### DATASET SECTION
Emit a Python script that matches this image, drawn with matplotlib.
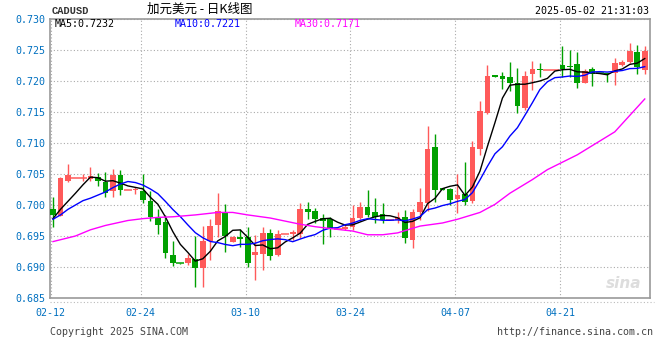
import numpy as np
import pandas as pd
import matplotlib
matplotlib.use('Agg')
import matplotlib.pyplot as plt
from matplotlib.lines import Line2D

# 日K数据 (2025-02-12 ~ 2025-05-02, 每个自然日一根)
dates = pd.date_range('2025-02-12', '2025-05-02', freq='D')
tick_labels = ['02-12', '02-24', '03-10', '03-24', '04-07', '04-21']

opens = [0.6994, 0.6983, 0.7039, 0.7044, 0.7044, 0.7042, 0.7045, 0.7037, 0.7023, 0.7048,
         0.7024, 0.7025, 0.7023, 0.7007, 0.6980, 0.6972, 0.6919, 0.6906, 0.6906, 0.6913,
         0.6899, 0.6942, 0.6968, 0.6989, 0.6941, 0.6948, 0.6948, 0.6919, 0.6921, 0.6955,
         0.6919, 0.6953, 0.6953, 0.6953, 0.6993, 0.6990, 0.6979, 0.6977, 0.6961, 0.6961,
         0.6965, 0.6979, 0.6997, 0.6988, 0.6986, 0.6976, 0.6976, 0.6980, 0.6944, 0.6988,
         0.7004, 0.7093, 0.7028, 0.7026, 0.7010, 0.7018, 0.7007, 0.7090, 0.7149, 0.7210,
         0.7208, 0.7206, 0.7197, 0.7156, 0.7211, 0.7219, 0.7218, 0.7218, 0.7226, 0.7224,
         0.7227, 0.7197, 0.7219, 0.72135, 0.7213, 0.7213, 0.7226, 0.7230, 0.7247, 0.7218]
highs = [0.7013, 0.7045, 0.7066, 0.7044, 0.7050, 0.7062, 0.7052, 0.7054, 0.7058, 0.7057,
         0.7024, 0.7029, 0.7050, 0.7022, 0.6994, 0.6984, 0.6942, 0.6906, 0.6921, 0.6950,
         0.6966, 0.6977, 0.7020, 0.7002, 0.6950, 0.6962, 0.6965, 0.6952, 0.6965, 0.6961,
         0.6960, 0.6953, 0.6959, 0.7004, 0.7005, 0.6995, 0.6986, 0.6981, 0.6961, 0.6969,
         0.7000, 0.7005, 0.7024, 0.7012, 0.7003, 0.6976, 0.6988, 0.6992, 0.6994, 0.7028,
         0.7127, 0.7115, 0.7028, 0.7027, 0.7050, 0.7069, 0.7103, 0.7168, 0.7226, 0.7210,
         0.7214, 0.7230, 0.7221, 0.7216, 0.7232, 0.7229, 0.7218, 0.7218, 0.7257, 0.7250,
         0.7247, 0.7219, 0.7222, 0.72135, 0.7213, 0.7237, 0.7234, 0.7262, 0.7258, 0.7257]
lows = [0.6965, 0.6982, 0.7037, 0.7044, 0.7039, 0.7039, 0.7030, 0.7013, 0.7013, 0.7016,
        0.7024, 0.7017, 0.7003, 0.6975, 0.6954, 0.6914, 0.6901, 0.69055, 0.6903, 0.6868,
        0.6868, 0.6911, 0.6949, 0.6925, 0.6940, 0.6932, 0.6900, 0.6879, 0.6895, 0.6911,
        0.6917, 0.6953, 0.6944, 0.6946, 0.6977, 0.6971, 0.6937, 0.6949, 0.6961, 0.6959,
        0.6960, 0.6977, 0.6981, 0.6971, 0.6971, 0.6976, 0.6971, 0.6939, 0.6931, 0.6976,
        0.6990, 0.7005, 0.7024, 0.7000, 0.6987, 0.7000, 0.7003, 0.7081, 0.7146, 0.7207,
        0.7187, 0.7184, 0.7149, 0.7153, 0.7186, 0.7207, 0.7218, 0.7218, 0.7207, 0.7207,
        0.7188, 0.7197, 0.7192, 0.7213, 0.7199, 0.7194, 0.7225, 0.7229, 0.7212, 0.7212]
closes = [0.6984, 0.7043, 0.7048, 0.7044, 0.7044, 0.7046, 0.7038, 0.7020, 0.7048, 0.7024,
          0.7024, 0.7026, 0.7008, 0.6980, 0.6968, 0.6923, 0.6906, 0.69055, 0.6915, 0.6898,
          0.6942, 0.6966, 0.6990, 0.6950, 0.6948, 0.6945, 0.6906, 0.6924, 0.6955, 0.6917,
          0.6953, 0.6953, 0.6957, 0.6993, 0.6988, 0.6977, 0.6974, 0.6961, 0.6961, 0.6965,
          0.6979, 0.6997, 0.6984, 0.6980, 0.6976, 0.6976, 0.6981, 0.6946, 0.6989, 0.7005,
          0.7090, 0.7024, 0.7024, 0.7008, 0.7016, 0.7005, 0.7093, 0.7151, 0.7208, 0.7207,
          0.7203, 0.7197, 0.7159, 0.7208, 0.7219, 0.7217, 0.7218, 0.7218, 0.7219, 0.7222,
          0.7197, 0.7216, 0.7212, 0.7213, 0.7212, 0.7229, 0.7231, 0.7249, 0.7223, 0.7249]

# 均线起始段 (图中读取, 窗口不满时)
ma5_head = [0.6978, 0.6993, 0.7006, 0.7019]
ma10_head = [0.6977, 0.6984, 0.6993, 0.7000, 0.7007, 0.7011, 0.7016, 0.7021, 0.7028]
# MA30 (图中读取的采样点)
ma30_idx = [0, 3, 5, 7, 10, 12, 14, 16, 19, 22, 24, 26, 29, 31, 33, 35, 37, 40, 42, 44,
            46, 49, 52, 54, 57, 59, 61, 64, 66, 70, 75, 79]
ma30_val = [0.6941, 0.6950, 0.6960, 0.6967, 0.6975, 0.6978, 0.6980, 0.6981, 0.6984, 0.6988,
            0.6988, 0.6984, 0.6979, 0.6974, 0.6969, 0.6965, 0.6962, 0.6958, 0.6952, 0.6952,
            0.6955, 0.6966, 0.6971, 0.6977, 0.6988, 0.7001, 0.7019, 0.7041, 0.7057, 0.7081,
            0.7118, 0.7171]

RED = '#ff5a5a'
GREEN = '#00a000'
BLUE_TXT = '#0070c0'
MONO = 'DejaVu Sans Mono'

o = np.array(opens); h = np.array(highs); l = np.array(lows); c = np.array(closes)
x = np.arange(len(c))
colors = np.where(c < o, GREEN, RED)

ma5 = pd.Series(c).rolling(5).mean().values
ma5[:len(ma5_head)] = ma5_head
ma10 = pd.Series(c).rolling(10).mean().values
ma10[:len(ma10_head)] = ma10_head

fig = plt.figure(figsize=(6.6, 3.6), dpi=100)
ax = fig.add_axes([50 / 660, 1 - 298 / 360, 600 / 660, 279 / 360])
ax.set_xlim(-0.4, 79.7)
ax.set_ylim(0.685, 0.730)

# 网格
ax.set_yticks(np.arange(0.685, 0.7301, 0.005))
ax.yaxis.set_major_formatter(matplotlib.ticker.FormatStrFormatter('%.3f'))
tick_pos = [list(dates.strftime('%m-%d')).index(t) - 0.3 for t in tick_labels]
ax.set_xticks(tick_pos)
ax.set_xticklabels(tick_labels)
ax.grid(color='#aaaaaa', linestyle=(0, (1, 2)), linewidth=0.8)
ax.set_axisbelow(True)
for s in ax.spines.values():
    s.set_color('#9a9a9a')
    s.set_linewidth(1.2)
ax.tick_params(length=0, labelsize=7.2, labelcolor=BLUE_TXT)
ax.tick_params(axis='y', pad=3)
ax.tick_params(axis='x', pad=7)
for lab in ax.get_xticklabels() + ax.get_yticklabels():
    lab.set_family(MONO)

# K线
w = 0.76
ax.vlines(x, l, h, colors=colors, linewidth=1, zorder=2)
body = np.abs(c - o)
flat = body < 0.00008
ax.bar(x[~flat], body[~flat], bottom=np.minimum(o, c)[~flat], width=w,
       color=colors[~flat], linewidth=0, zorder=3)
ax.hlines(o[flat], x[flat] - w / 2 - 0.15, x[flat] + w / 2 + 0.15, colors=colors[flat],
          linewidth=1.1, zorder=3)

# 均线
ax.plot(x, ma5, color='black', lw=1, zorder=4)
ax.plot(x, ma10, color='#0000ff', lw=1, zorder=4)
ax.plot(ma30_idx, ma30_val, color='#ff00ff', lw=1, zorder=4)

# 水印
ax.text(0.985, 0.025, 'sina', transform=ax.transAxes, ha='right', va='bottom',
        fontsize=11, fontweight='bold', style='italic', color='#dddddd', zorder=1)

def fx(px):
    return px / 660

def fy(py):
    return 1 - py / 360

# 时间轴下方虚线
fig.add_artist(Line2D([fx(50), fx(654)], [fy(302), fy(302)], color='#bbbbbb',
                      linestyle=(0, (1, 2)), linewidth=0.8))

fig.text(fx(52), fy(11), 'CADUSD', fontsize=7.5, fontweight='bold', color='#333333',
         family='Liberation Mono', va='center')
fig.text(fx(200), fy(9), '加元美元 - 日K线图', fontsize=9, color='black',
         family=['Noto Sans CJK SC', 'DejaVu Sans'], ha='center', va='center')
fig.text(fx(649), fy(11), '2025-05-02 21:31:03', fontsize=7.2, color='black',
         family=MONO, ha='right', va='center')
fig.text(fx(55), fy(24), 'MA5:0.7232', fontsize=7.2, color='black', family=MONO, va='center')
fig.text(fx(175), fy(24), 'MA10:0.7221', fontsize=7.2, color='#0000ff', family=MONO, va='center')
fig.text(fx(295), fy(24), 'MA30:0.7171', fontsize=7.2, color='#ff00ff', family=MONO, va='center')
fig.text(fx(50), fy(332), 'Copyright 2025 SINA.COM', fontsize=7.2, color='#444444',
         family=MONO, va='center')
fig.text(fx(653), fy(332), 'http://finance.sina.com.cn', fontsize=7.2, color='#444444',
         family=MONO, ha='right', va='center')

fig.savefig('out.png', dpi=100, facecolor='white')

### INSTRUCTIONS FOR THE TASK
Please extract exactly the lines of the data, from the first through the line containing "['02-12', '02-24', '03-10', '03-24', '04-07', '04-21']", and add no pictures to the copy.

### ANSWER
Emit a Python script that matches this image, drawn with matplotlib.
import numpy as np
import pandas as pd
import matplotlib
matplotlib.use('Agg')
import matplotlib.pyplot as plt
from matplotlib.lines import Line2D

# 日K数据 (2025-02-12 ~ 2025-05-02, 每个自然日一根)
dates = pd.date_range('2025-02-12', '2025-05-02', freq='D')
tick_labels = ['02-12', '02-24', '03-10', '03-24', '04-07', '04-21']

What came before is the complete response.